The experts, Kelly Addington and Becca Tieder, who've been trying to bring change to college campuses and throughout communities nationwide, presented the program "Let's Talk About 'IT'" at Glenn Auditorium in Dempster Hall.

The program was sponsored by the campus' VICTORY program in observance of Sexual Violence Awareness Month.

Addington and Tieder expressed how both women and men can be sexually empowered and possess tools to make their community a safer place. The first step, they said, is becoming educated.

Lifelong friends, Addington and Tieder founded Unite for Change in 2006, a global campaign that promotes sexual assault awareness and prevention and healthy sexuality.

Addington and Tieder have been on "Dateline NBC" as experts on sexual assault and the dangers of date rape drugs. They've also appeared on CNN, ABC, Fox and are working on their first book.
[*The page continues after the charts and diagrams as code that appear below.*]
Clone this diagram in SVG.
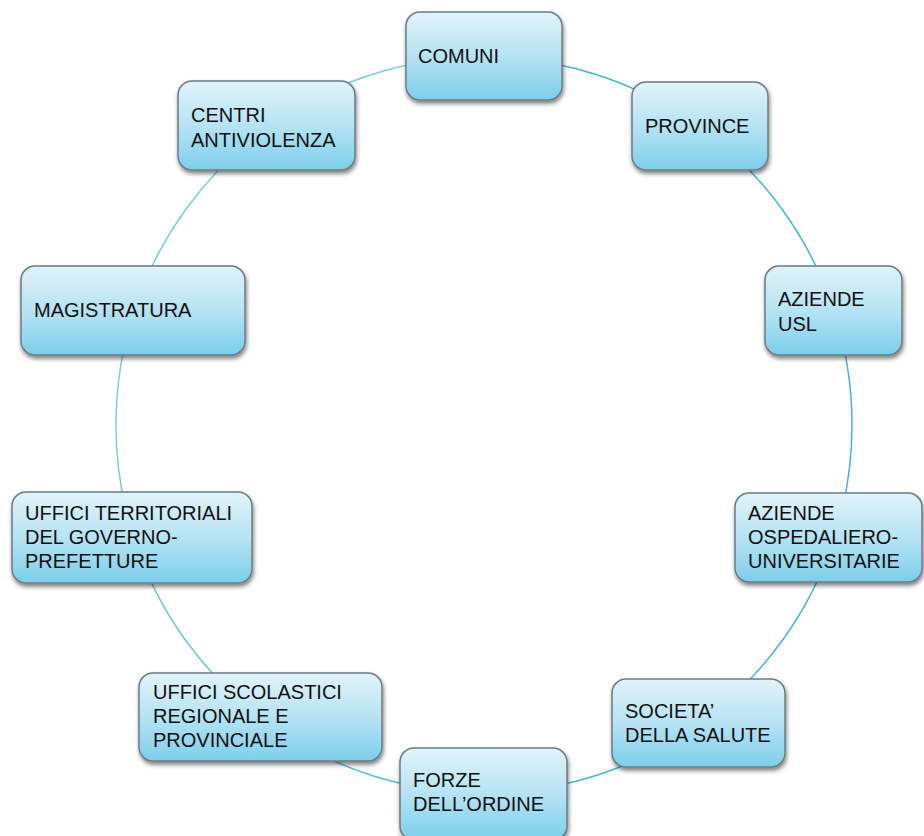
<svg xmlns="http://www.w3.org/2000/svg" width="924" height="836" viewBox="0 0 924 836">
<defs>
<linearGradient id="g" x1="0" y1="0" x2="0" y2="1">
<stop offset="0" stop-color="#e2f3fa"/>
<stop offset="0.5" stop-color="#b6e3f3"/>
<stop offset="1" stop-color="#7ccfeb"/>
</linearGradient>
<filter id="sh" x="-10%" y="-10%" width="125%" height="135%">
<feDropShadow dx="1" dy="3" stdDeviation="2.2" flood-color="#000" flood-opacity="0.5"/>
</filter>
</defs>
<style>
.box{fill:url(#g);stroke:#6b7c82;stroke-width:1.5;filter:url(#sh)}
.t{font-family:"Liberation Sans",Arial,sans-serif;font-size:20px;fill:#111}
.c{fill:none;stroke:#45b6cd;stroke-width:1.5}
</style>
<rect width="924" height="836" fill="#fff"/>
<g id="connectors">
<path class="c" d="M484 57 A368 368 0 0 1 700.3 127.3"/>
<path class="c" d="M700.3 127.3 A368 368 0 0 1 834 311.3"/>
<path class="c" d="M834 311.3 A368 368 0 0 1 834 538.7"/>
<path class="c" d="M834 538.7 A368 368 0 0 1 700.3 722.7"/>
<path class="c" d="M700.3 722.7 A368 368 0 0 1 484 793"/>
<path class="c" d="M484 793 A368 368 0 0 1 267.7 722.7" style="stroke:#5cbfd4"/>
<path class="c" d="M267.7 722.7 A368 368 0 0 1 134 538.7" style="stroke:#6cc5d8"/>
<path class="c" d="M134 538.7 A368 368 0 0 1 134 311.3" style="stroke:#7ccbdc"/>
<path class="c" d="M134 311.3 A368 368 0 0 1 267.7 127.3" style="stroke:#7ccbdc"/>
<path class="c" d="M267.7 127.3 A368 368 0 0 1 484 57" style="stroke:#7ccbdc"/>
</g>
<g id="comuni"><rect class="box" x="406" y="12" width="156" height="88" rx="14"/><text class="t" x="418" y="63">COMUNI</text></g>
<g id="province"><rect class="box" x="632" y="82" width="136" height="88" rx="14"/><text class="t" x="645" y="133">PROVINCE</text></g>
<g id="aziende-usl"><rect class="box" x="765" y="266" width="137" height="89" rx="14"/><text class="t" x="778" y="306">AZIENDE</text><text class="t" x="778" y="331">USL</text></g>
<g id="aziende-ospedaliero"><rect class="box" x="735" y="493" width="187" height="89" rx="14"/><text class="t" x="748" y="520">AZIENDE</text><text class="t" x="748" y="544">OSPEDALIERO-</text><text class="t" x="748" y="568">UNIVERSITARIE</text></g>
<g id="societa"><rect class="box" x="612" y="679" width="173" height="88" rx="14"/><text class="t" x="625" y="718">SOCIETA’</text><text class="t" x="625" y="742">DELLA SALUTE</text></g>
<g id="forze"><rect class="box" x="400" y="748" width="167" height="92" rx="14"/><text class="t" x="413" y="787">FORZE</text><text class="t" x="413" y="811">DELL’ORDINE</text></g>
<g id="uffici-scolastici"><rect class="box" x="139" y="673" width="243" height="88" rx="14"/><text class="t" x="153" y="699">UFFICI SCOLASTICI</text><text class="t" x="153" y="723">REGIONALE E</text><text class="t" x="153" y="747">PROVINCIALE</text></g>
<g id="uffici-territoriali"><rect class="box" x="12" y="492" width="240" height="91" rx="14"/><text class="t" x="25" y="520">UFFICI TERRITORIALI</text><text class="t" x="25" y="544">DEL GOVERNO-</text><text class="t" x="25" y="568">PREFETTURE</text></g>
<g id="magistratura"><rect class="box" x="21" y="266" width="224" height="89" rx="14"/><text class="t" x="34" y="317">MAGISTRATURA</text></g>
<g id="centri"><rect class="box" x="178" y="81" width="177" height="89" rx="14"/><text class="t" x="191" y="122">CENTRI</text><text class="t" x="191" y="147">ANTIVIOLENZA</text></g>
</svg>
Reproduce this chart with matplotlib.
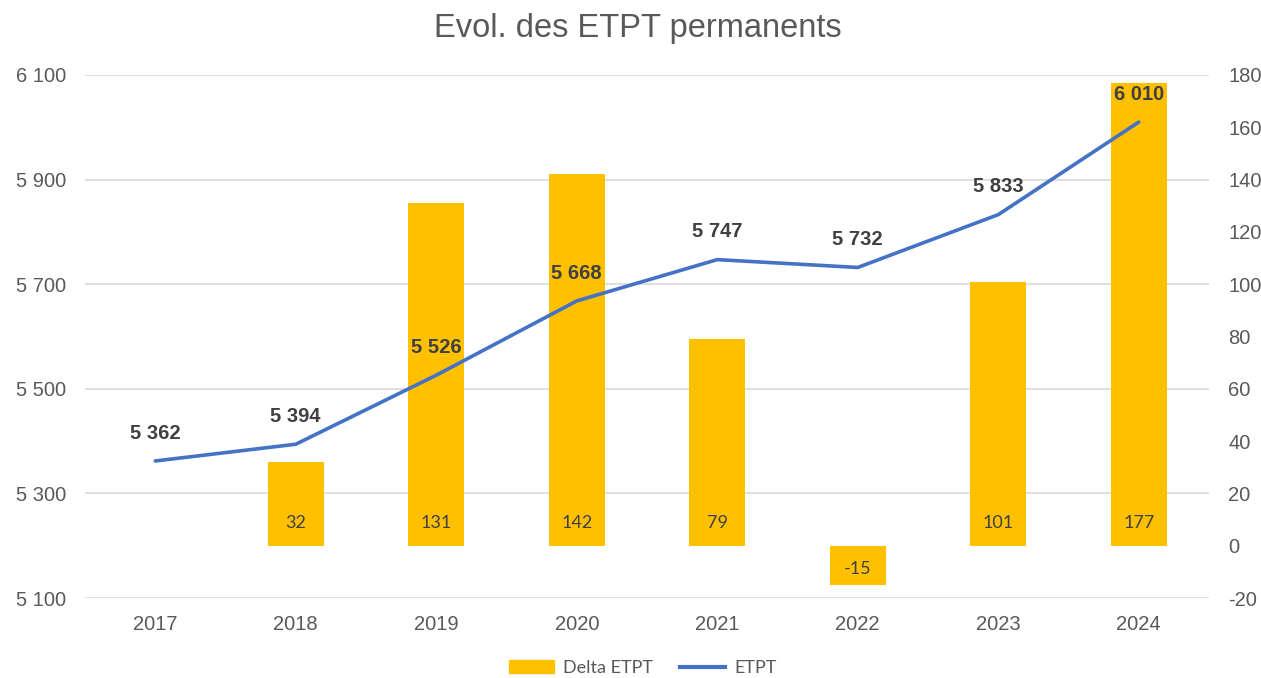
import numpy as np
import matplotlib.pyplot as plt
from matplotlib.lines import Line2D
from matplotlib.patches import Patch

# data
years = ['2017', '2018', '2019', '2020', '2021', '2022', '2023', '2024']
etpt = [5362, 5394, 5526, 5668, 5747, 5732, 5833, 6010]
delta_years = ['2018', '2019', '2020', '2021', '2022', '2023', '2024']
delta_etpt = [32, 131, 142, 79, -15, 101, 177]

left_ticks = [5100, 5300, 5500, 5700, 5900, 6100]
right_ticks = list(range(-20, 181, 20))

bar_color = '#FFC000'
line_color = '#4472C4'
grey_txt = '#595959'
dark_txt = '#404040'

plt.rcParams['font.family'] = ['Liberation Sans', 'DejaVu Sans']
plt.rcParams['axes.unicode_minus'] = False


def fmt_thousands(v):
    return f'{v:,}'.replace(',', ' ')


fig = plt.figure(figsize=(12.61, 6.78), dpi=100)
ax_bar = fig.add_axes([85/1261, 1-598/678, (1209-85)/1261, (598-75)/678])
ax_line = ax_bar.twinx()

# bars (bottom axis, ticks on the right)
x = np.arange(len(years))
xb = [years.index(y) for y in delta_years]
ax_bar.set_axisbelow(True)
ax_bar.bar(xb, delta_etpt, width=0.4, color=bar_color, zorder=2)
ax_bar.set_ylim(-20, 180)
ax_bar.set_yticks(right_ticks)
ax_bar.yaxis.tick_right()
# gridlines follow the left axis ticks (every 40 on the right scale)
ax_bar.yaxis.remove_overlapping_locs = False
ax_bar.set_yticks(np.arange(-20, 181, 40), minor=True)
ax_bar.tick_params(axis='y', which='both', length=0, labelsize=14.5,
                   labelcolor=grey_txt, pad=14)
ax_bar.yaxis.grid(True, which='minor', color='#D9D9D9', lw=1.2)
for xi, v in zip(xb, delta_etpt):
    ax_bar.annotate(str(v), (xi, 0), xytext=(0, 16.5 if v > 0 else -16.5),
                    textcoords='offset points', ha='center', va='center',
                    fontsize=13, color=dark_txt, family='Lato')

# line (top axis, ticks on the left)
ax_line.plot(x, etpt, color=line_color, lw=2.6, solid_capstyle='round', zorder=3)
ax_line.set_ylim(5100, 6100)
ax_line.set_yticks(left_ticks)
ax_line.set_yticklabels([fmt_thousands(t) for t in left_ticks])
ax_line.yaxis.tick_left()
ax_line.tick_params(axis='y', length=0, labelsize=14.5, labelcolor=grey_txt, pad=13.5)
for xi, v in zip(x, etpt):
    ax_line.annotate(fmt_thousands(v), (xi, v), xytext=(0, 20),
                     textcoords='offset points', ha='center', va='center',
                     fontsize=14.5, fontweight='bold', color=dark_txt)

ax_bar.set_xlim(-0.5, len(years) - 0.5)
ax_bar.set_xticks(x)
ax_bar.set_xticklabels(years)
ax_bar.tick_params(axis='x', length=0, labelsize=14.5, labelcolor=grey_txt, pad=12)

for a in (ax_bar, ax_line):
    for s in a.spines.values():
        s.set_visible(False)

fig.suptitle('Evol. des ETPT permanents', x=638/1261, y=1-28/678, va='center',
             fontsize=23.5, color=grey_txt)

handles = [Patch(color=bar_color, label='Delta ETPT'),
           Line2D([], [], color=line_color, lw=3, label='ETPT')]
fig.legend(handles=handles, loc='center', bbox_to_anchor=(643/1261, 1-668/678),
           ncol=2, frameon=False, handlelength=2.5, handleheight=0.7,
           columnspacing=1.5, handletextpad=0.5,
           prop={'family': 'Lato', 'size': 13})
for t in fig.legends[0].get_texts():
    t.set_color(grey_txt)

fig.savefig('out.png', dpi=100)
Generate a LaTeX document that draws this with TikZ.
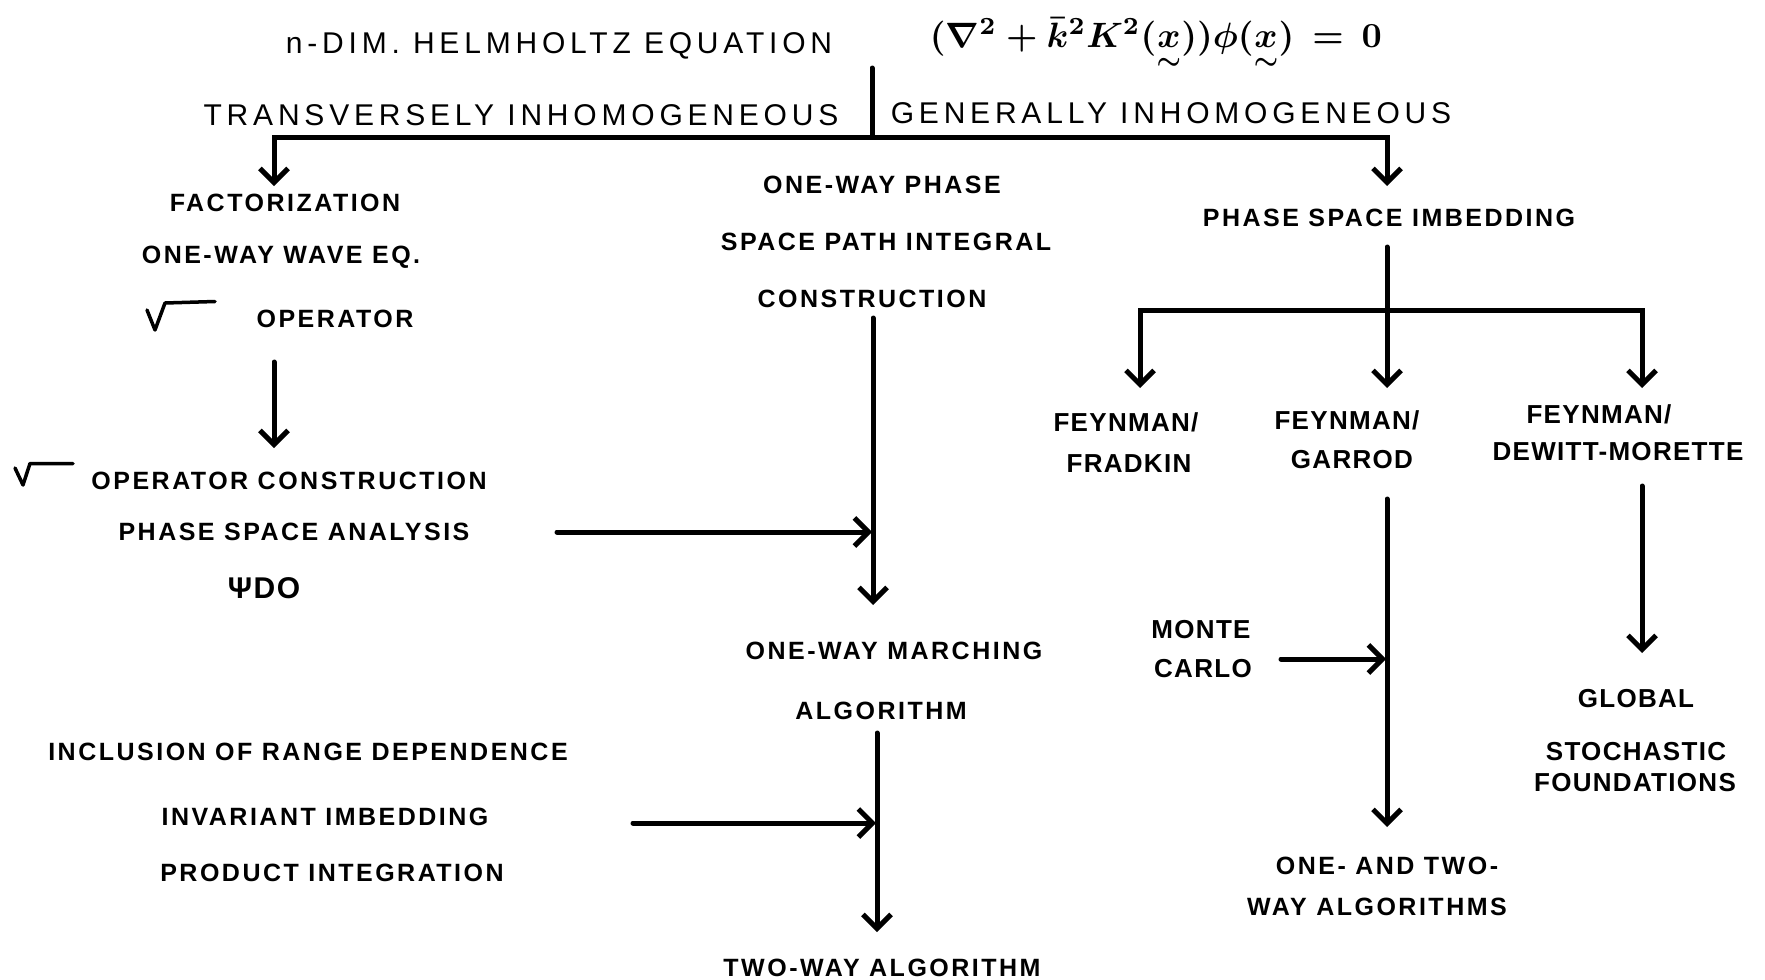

In order to relate to the audience, the women relayed their own experiences with sexual violence.

As a senior in college, Addington got pregnant after a sexual encounter she didn't consent to. A man who had come to visit her at college, after possibly drugging Addington at a bar, raped her in her apartment. After months of nightmares about "someone being on top of her" and feeling like she was trapped, Addington realized she was pregnant and confronted the man.

He told her that "technically" the baby could be his but that Addington had initiated the intercourse.

She knew that was untrue, she said, and sought comfort and support in her best friend, Tieder, on what to do.

Although Addington said she didn't want to talk about what happened to her at first, with the help of Tieder, they figured out how they could share their story.

"I remember different parts every time I tell it. It doesn't get easier," Addington said, adding that she continues to tell her story hoping to protect people from having the same experience as she did.

Addington and Tieder advised students to stay educated in order to inform people surrounding them and have resources such as the phone number to the campus counseling center available.

"There's nothing that's more empowering than someone who wants to support a survivor," Tieder said.

In order to be sexually empowered, they asked students to understand the culture they live in and to not give in to stereotypes.

Being a sexually empowered person, they said, isn't a challenge but a way of being respectful of your peers and others in the community. "Respect yourself and honor your intuition," Tieder said. "Don't be afraid to create your own solution."